Severing a Divorce from the Corollary Issues

 

While the term “divorce” in everyday life broadly refers to separating couples and all the associated stress, the “divorce” itself is usually one of the simplest legal issues in family lawyer circles. Generally, disputes over custody, access, support, and property division are rightly at the forefront of family law disputes. In the end, all that is left is a series of procedural matters to obtain the official order for divorce.

In some situations, however, spouses seek to obtain a divorce before the remaining issues are dealt with. This is known as “severing the divorce from the corollary issues”. The specific legal test is found in both the Divorce Act and, in Ontario, the Family Law Rules.

Rule 12(6) of the Family Law Rules states as follows:

(6) The court may, on motion, make an order splitting a divorce from the other issues in a case if,

(a) neither spouse will be disadvantaged by the order; and

(b) reasonable arrangements have been made for the support of any children of the marriage


Section 11(1)(b) of the Divorce Act further states that the court must be satisfied that there are reasonable arrangements in place for the support of the children having regards to the application Guidelines.

In practical terms, the case law has interpreted this to mean that divorces usually get severed when the issues of child support and health insurance for your spouse are resolved.

In terms of child support, while “reasonable arrangements” can encompass a variety of child support arrangements, the Child Support Guidelines generally must be complied with. If there is an issue as to whether child support should be paid at all, or how much support should be paid, it may be difficult to obtain a divorce before this gets resolved.
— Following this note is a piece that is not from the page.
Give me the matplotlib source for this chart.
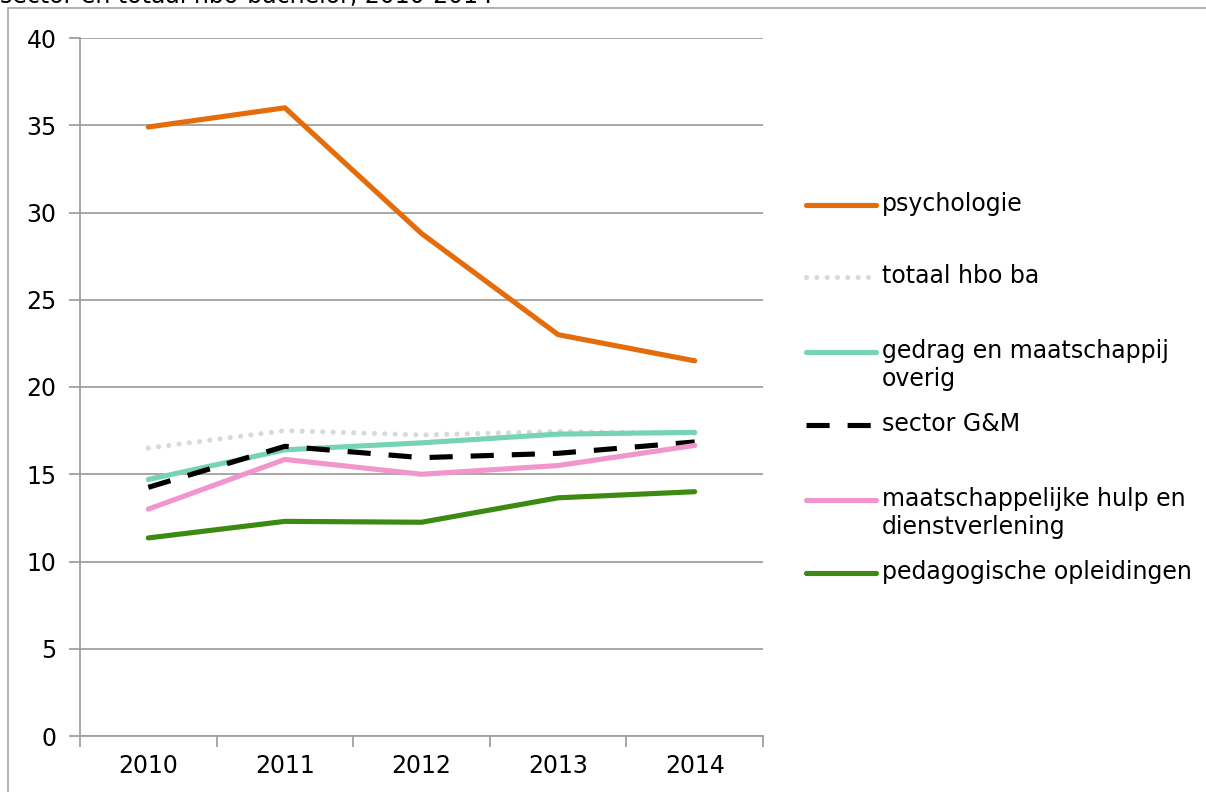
import matplotlib
matplotlib.use('Agg')
import matplotlib.pyplot as plt
from matplotlib.lines import Line2D
from matplotlib.patches import Rectangle

years = ['2010', '2011', '2012', '2013', '2014']

psychologie = [34.9, 36.0, 28.8, 23.0, 21.5]
totaal_hbo_ba = [16.5, 17.5, 17.25, 17.45, 17.35]
gedrag_overig = [14.7, 16.4, 16.8, 17.3, 17.4]
sector_gm = [14.25, 16.6, 15.95, 16.2, 16.85]
maatsch_hulp = [13.0, 15.85, 15.0, 15.5, 16.65]
pedagogisch = [11.35, 12.3, 12.25, 13.65, 14.0]

labels = ['psychologie', 'totaal hbo ba', 'gedrag en maatschappij\noverig',
          'sector G&M', 'maatschappelijke hulp en\ndienstverlening',
          'pedagogische opleidingen']
series = [psychologie, totaal_hbo_ba, gedrag_overig, sector_gm, maatsch_hulp, pedagogisch]

styles = [
    dict(color='#E46C0A', linestyle='-'),
    dict(color='#D9D9D9', linestyle=(0, (0.01, 2.0)), dash_capstyle='round'),
    dict(color='#77D3B7', linestyle='-'),
    dict(color='#000000', linestyle=(0, (4.5, 3.5))),
    dict(color='#F196CD', linestyle='-'),
    dict(color='#3C8A11', linestyle='-'),
]
LW = 3.7
FS = 17

fig = plt.figure(figsize=(12.06, 7.92), dpi=100)
fig.patch.set_facecolor('white')

# chart area frame (cut off at right/bottom like the source)
fig.patches.append(Rectangle((8 / 1206, -0.05), 1.2, 1 - 8 / 792 + 0.05,
                             transform=fig.transFigure, fill=False,
                             edgecolor='#A6A6A6', linewidth=1.2))
fig.text(0.0, 1 - 3 / 792, 'sector en totaal hbo-bachelor, 2010-2014',
         fontsize=FS, va='baseline', ha='left', color='#000000')

ax = fig.add_axes([80 / 1206, 1 - 736 / 792, (763 - 80) / 1206, (736 - 38) / 792])
x = list(range(len(years)))

order = [0, 1, 2, 4, 5, 3]
for i in order:
    ax.plot(x, series[i], linewidth=LW, solid_capstyle='round', zorder=3 + i, **styles[i])

ax.set_xlim(-0.5, len(years) - 0.5)
ax.set_ylim(0, 40)
ax.set_yticks(range(0, 41, 5))
ax.yaxis.grid(True, color='#A0A0A0', linewidth=1.3)
ax.set_axisbelow(True)
ax.set_xticks([i - 0.5 for i in range(len(years) + 1)])
ax.set_xticklabels([])
ax.set_xticks(x, minor=True)
ax.set_xticklabels(years, minor=True, fontsize=FS)
ax.tick_params(axis='x', which='minor', length=0, pad=13)
ax.tick_params(axis='x', which='major', length=8, color='#A0A0A0', width=1.3)
ax.tick_params(axis='y', length=8, color='#A0A0A0', width=1.3, labelsize=FS, pad=9)
for s in ['top', 'right']:
    ax.spines[s].set_visible(False)
for s in ['left', 'bottom']:
    ax.spines[s].set_color('#A0A0A0')
    ax.spines[s].set_linewidth(1.3)

# legend in Excel style: handle aligned with the first label line
leg_y = [205, 277, 352, 425, 500, 573]
for i, lab in enumerate(labels):
    yy = 1 - leg_y[i] / 792
    fig.add_artist(Line2D([806 / 1206, 876 / 1206], [yy, yy], transform=fig.transFigure,
                          linewidth=LW, solid_capstyle='round', **styles[i]))
    fig.text(882 / 1206, yy + 13 / 792, lab, fontsize=FS, va='top', ha='left',
             linespacing=1.22)

fig.savefig('out.png', dpi=100, facecolor='white')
Regarding being “disadvantaged” by the divorce order, it is commonplace for people to maintain employment benefits and health insurance for their spouses. Obtaining a divorce would mean that you are no longer “spouses”, which would disentitle your dependent spouse from those work benefits/insurance. This may be considered a “disadvantage” under Rule 6(a) of the Family Law Rules, preventing the divorce from being granted. A simple workaround, however, would be to obtain private health insurance for your spouse.